Quel maîtrise de l'ambiance pour ce premier EP, aucun faux pas, aucun accroc malgré une musique à l'aspect bigarré. « Whorifice » est d'un noir mat et compact, semblant presque vivant, animé par une force malsaine. Malgré les nombreuses écoutes que je lui ai fait subir, l'EP continue de me happer dans ses eaux troubles, et n'est jamais lassant malgré ses longs riffs. Car c'est cette répétition qui apporte cette transe morbide et hypnotique, là est l'un des aspect du psychédélisme de ce « Whorifice ». Vingt deux minutes d'oppression, de malsain, de cacophonie mortifère porté par une prod' étouffante, que du bonheur. 

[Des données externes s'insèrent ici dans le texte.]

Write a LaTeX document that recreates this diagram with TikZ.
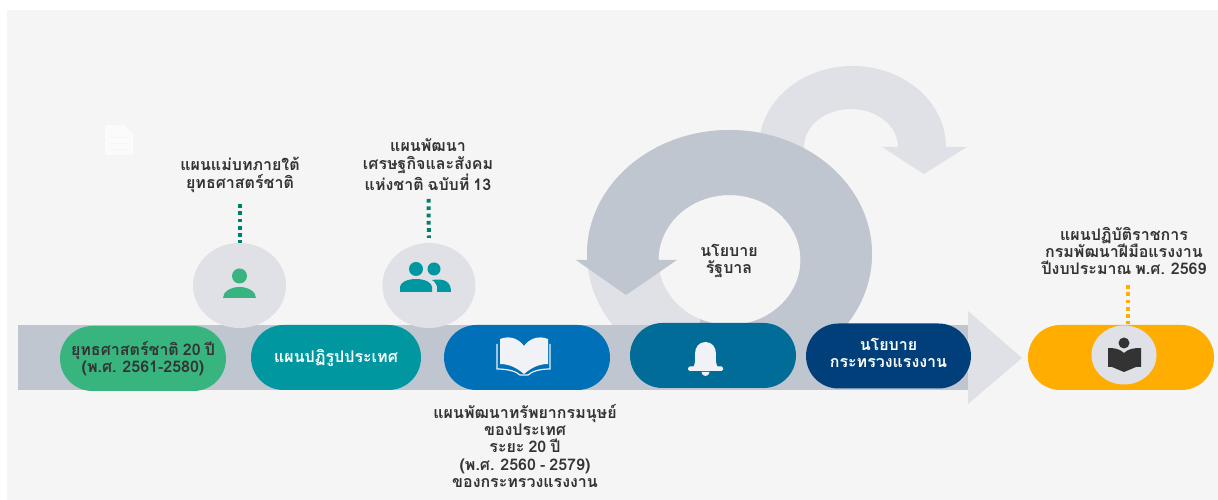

Rares sont mes chroniques où aucun mot négatif n'a été écrit, mais il faut avouer que Death Fetishist a placé la barre bien haut dès le début. A voir maintenant si le groupe tient le coup sur un long format, qui si j'y bien compris est prévu pour bientôt. Mais quoi qu'il sen soit, « Whorifice » est clairement une réussite, prouvant encore pour ceux qui en douterait que Matron Thorne est passé maître dans l'art de faire sortir de son esprit ces monstres de bizarrerie et de noirceur que sont Ævangelist et Death Fetishist. Clairement la grosse claque US de ce début d'année et je ne semble pas être le seul à le penser puisque le duo vient de signer chez Debemur Morti Productions à l'heure où j'écris ces lignes.